RECORDS SUPPLIED:

• • •

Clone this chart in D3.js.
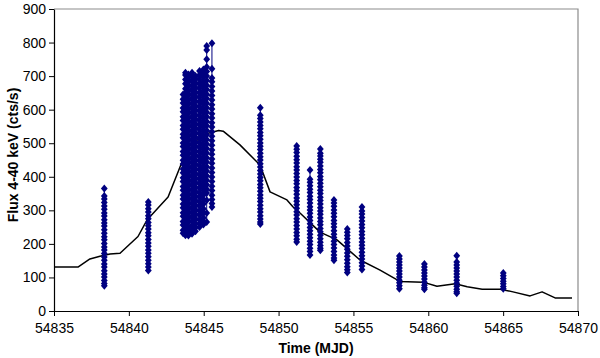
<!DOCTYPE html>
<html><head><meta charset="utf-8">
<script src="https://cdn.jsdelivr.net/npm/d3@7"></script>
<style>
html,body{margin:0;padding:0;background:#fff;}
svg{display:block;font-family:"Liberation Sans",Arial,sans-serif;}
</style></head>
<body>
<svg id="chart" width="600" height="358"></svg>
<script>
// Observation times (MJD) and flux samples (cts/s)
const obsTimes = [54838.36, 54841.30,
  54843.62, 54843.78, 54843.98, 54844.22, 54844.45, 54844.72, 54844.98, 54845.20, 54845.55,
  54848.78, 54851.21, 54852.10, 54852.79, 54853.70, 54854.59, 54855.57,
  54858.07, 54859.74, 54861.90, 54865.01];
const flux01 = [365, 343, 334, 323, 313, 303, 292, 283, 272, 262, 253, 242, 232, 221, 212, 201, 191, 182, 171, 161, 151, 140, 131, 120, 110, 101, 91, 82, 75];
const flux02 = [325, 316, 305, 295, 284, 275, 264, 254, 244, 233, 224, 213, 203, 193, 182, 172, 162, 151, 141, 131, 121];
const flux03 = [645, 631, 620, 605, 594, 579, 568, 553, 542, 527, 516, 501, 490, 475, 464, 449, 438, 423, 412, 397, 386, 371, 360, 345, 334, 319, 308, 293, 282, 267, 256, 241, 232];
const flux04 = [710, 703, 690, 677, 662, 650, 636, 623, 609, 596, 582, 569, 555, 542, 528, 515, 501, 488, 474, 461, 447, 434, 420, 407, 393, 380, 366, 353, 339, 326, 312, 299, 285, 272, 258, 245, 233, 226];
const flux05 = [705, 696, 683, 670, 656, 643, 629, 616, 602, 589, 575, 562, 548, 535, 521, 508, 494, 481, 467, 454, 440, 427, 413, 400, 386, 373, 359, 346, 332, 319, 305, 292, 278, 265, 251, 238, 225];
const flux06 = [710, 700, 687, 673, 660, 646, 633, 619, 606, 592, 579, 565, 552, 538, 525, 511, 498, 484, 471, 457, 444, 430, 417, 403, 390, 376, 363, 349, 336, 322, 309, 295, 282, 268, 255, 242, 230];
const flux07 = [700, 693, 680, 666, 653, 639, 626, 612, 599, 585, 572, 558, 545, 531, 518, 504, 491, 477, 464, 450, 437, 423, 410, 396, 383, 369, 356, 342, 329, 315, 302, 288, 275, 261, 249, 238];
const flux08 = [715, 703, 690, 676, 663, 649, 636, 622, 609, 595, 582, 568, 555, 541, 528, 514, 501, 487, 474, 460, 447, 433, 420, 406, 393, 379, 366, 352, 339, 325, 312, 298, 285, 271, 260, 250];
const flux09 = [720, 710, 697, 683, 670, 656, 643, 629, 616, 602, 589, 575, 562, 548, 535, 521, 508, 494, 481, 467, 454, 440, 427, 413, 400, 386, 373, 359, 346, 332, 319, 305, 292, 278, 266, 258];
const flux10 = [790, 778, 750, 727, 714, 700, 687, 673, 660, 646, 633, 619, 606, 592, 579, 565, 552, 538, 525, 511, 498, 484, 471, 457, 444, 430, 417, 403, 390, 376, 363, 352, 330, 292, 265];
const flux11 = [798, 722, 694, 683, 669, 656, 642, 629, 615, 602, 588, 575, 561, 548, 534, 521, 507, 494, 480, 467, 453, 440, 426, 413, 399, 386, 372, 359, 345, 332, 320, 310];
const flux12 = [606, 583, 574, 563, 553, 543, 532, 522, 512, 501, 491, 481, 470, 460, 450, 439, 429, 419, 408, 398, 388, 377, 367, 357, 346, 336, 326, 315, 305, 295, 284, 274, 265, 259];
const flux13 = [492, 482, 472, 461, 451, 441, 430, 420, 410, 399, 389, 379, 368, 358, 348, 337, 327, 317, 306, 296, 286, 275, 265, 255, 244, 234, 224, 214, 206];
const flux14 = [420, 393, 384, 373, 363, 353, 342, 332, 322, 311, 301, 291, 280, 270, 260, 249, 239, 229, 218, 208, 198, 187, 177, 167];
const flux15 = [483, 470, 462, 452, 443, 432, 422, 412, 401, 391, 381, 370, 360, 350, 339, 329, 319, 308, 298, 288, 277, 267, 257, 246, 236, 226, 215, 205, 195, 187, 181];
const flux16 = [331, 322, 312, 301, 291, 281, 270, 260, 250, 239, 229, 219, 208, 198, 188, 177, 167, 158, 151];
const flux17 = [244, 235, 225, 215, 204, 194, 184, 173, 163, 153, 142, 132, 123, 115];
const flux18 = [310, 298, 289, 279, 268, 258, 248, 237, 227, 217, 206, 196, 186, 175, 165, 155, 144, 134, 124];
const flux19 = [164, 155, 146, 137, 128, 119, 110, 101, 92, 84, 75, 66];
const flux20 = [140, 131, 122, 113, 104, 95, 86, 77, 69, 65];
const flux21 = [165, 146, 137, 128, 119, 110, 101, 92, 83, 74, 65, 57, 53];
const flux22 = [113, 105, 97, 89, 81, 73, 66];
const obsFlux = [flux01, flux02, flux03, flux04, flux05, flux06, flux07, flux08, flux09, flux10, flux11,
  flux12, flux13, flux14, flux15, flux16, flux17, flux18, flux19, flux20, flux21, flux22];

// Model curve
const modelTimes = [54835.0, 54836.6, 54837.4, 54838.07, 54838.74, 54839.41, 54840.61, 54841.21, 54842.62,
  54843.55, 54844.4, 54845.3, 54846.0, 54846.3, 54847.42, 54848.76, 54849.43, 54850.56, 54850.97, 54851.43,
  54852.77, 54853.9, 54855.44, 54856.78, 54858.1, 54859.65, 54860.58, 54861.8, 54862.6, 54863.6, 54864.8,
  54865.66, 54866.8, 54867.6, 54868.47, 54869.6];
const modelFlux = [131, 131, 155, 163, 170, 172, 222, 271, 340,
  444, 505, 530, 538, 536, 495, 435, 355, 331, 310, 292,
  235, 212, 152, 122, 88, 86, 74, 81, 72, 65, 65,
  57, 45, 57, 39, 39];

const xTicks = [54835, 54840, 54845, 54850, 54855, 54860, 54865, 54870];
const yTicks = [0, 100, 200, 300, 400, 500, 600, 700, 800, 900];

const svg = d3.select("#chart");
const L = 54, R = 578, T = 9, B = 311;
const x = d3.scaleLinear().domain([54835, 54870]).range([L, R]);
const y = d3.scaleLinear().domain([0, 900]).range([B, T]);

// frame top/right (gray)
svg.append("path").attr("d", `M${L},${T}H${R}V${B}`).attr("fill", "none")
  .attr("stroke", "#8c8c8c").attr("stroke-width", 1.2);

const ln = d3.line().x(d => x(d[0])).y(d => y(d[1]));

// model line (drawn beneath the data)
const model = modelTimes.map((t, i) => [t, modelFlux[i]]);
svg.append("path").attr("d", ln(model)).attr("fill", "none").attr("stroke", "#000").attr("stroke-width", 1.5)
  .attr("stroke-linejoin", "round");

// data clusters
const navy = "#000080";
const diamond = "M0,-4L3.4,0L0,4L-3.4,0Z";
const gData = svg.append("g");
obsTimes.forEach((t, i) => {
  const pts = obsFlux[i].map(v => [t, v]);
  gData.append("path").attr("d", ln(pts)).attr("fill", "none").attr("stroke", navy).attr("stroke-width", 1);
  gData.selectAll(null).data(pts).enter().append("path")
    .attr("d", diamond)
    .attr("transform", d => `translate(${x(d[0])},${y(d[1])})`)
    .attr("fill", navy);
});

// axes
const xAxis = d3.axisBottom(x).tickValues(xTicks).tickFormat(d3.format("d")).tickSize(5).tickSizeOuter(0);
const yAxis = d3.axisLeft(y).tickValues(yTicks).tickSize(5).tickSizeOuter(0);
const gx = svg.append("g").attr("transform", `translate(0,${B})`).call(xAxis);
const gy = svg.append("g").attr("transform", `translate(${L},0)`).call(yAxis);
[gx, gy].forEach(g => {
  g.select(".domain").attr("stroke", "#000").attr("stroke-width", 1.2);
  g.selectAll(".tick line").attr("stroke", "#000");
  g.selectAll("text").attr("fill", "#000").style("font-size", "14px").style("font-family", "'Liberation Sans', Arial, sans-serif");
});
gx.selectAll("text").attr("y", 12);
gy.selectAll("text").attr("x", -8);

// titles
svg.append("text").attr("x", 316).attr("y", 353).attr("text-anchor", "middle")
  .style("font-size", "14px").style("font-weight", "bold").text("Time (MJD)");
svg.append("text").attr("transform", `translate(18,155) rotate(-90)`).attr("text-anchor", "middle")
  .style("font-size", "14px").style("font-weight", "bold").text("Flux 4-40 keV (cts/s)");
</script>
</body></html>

• • •

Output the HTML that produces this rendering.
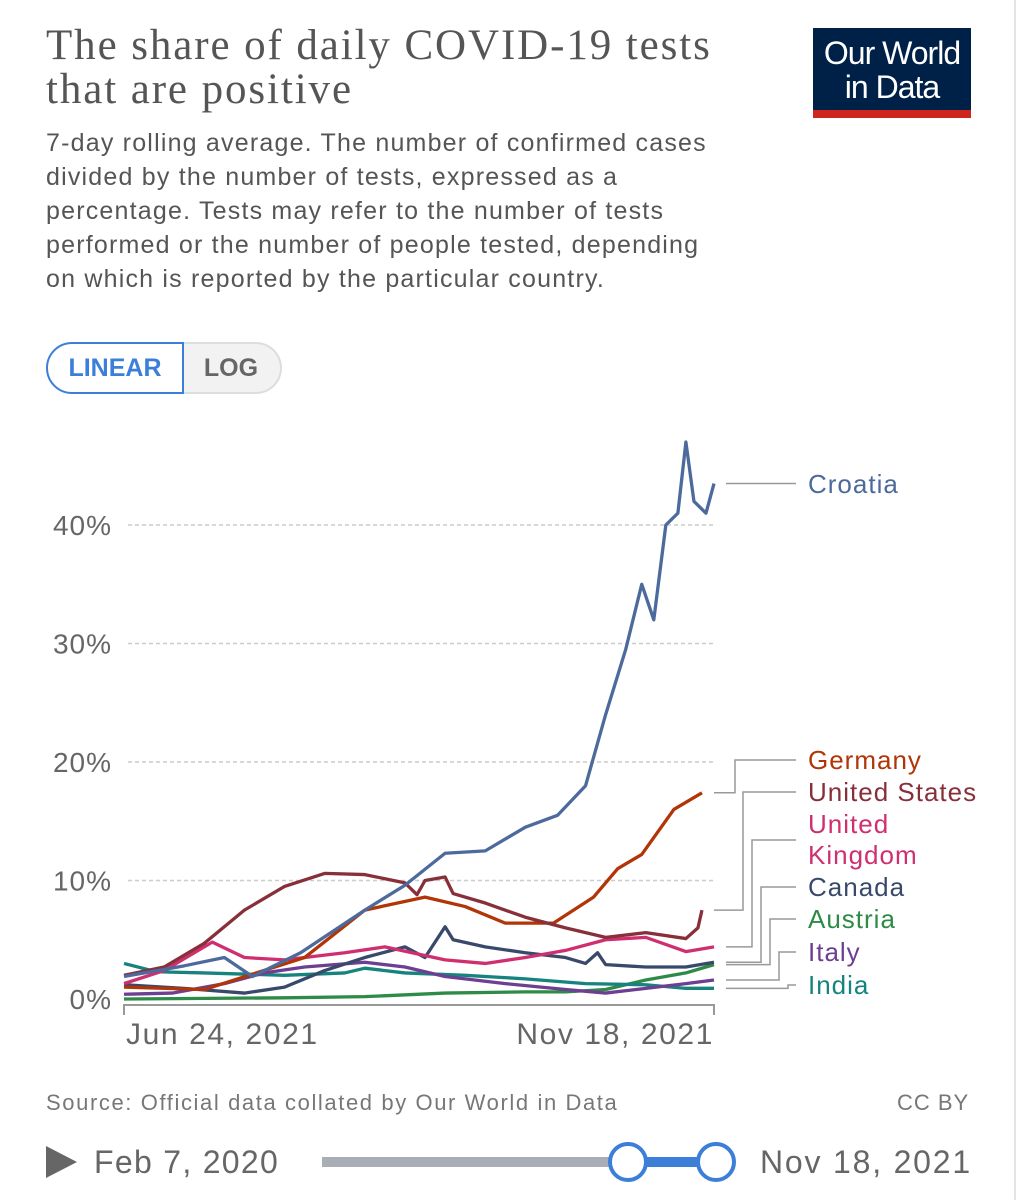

• • •

The answer is the number of lines in the preceding material that hold "chart"; write that number and nothing else.

EXPECTED ANSWER: 3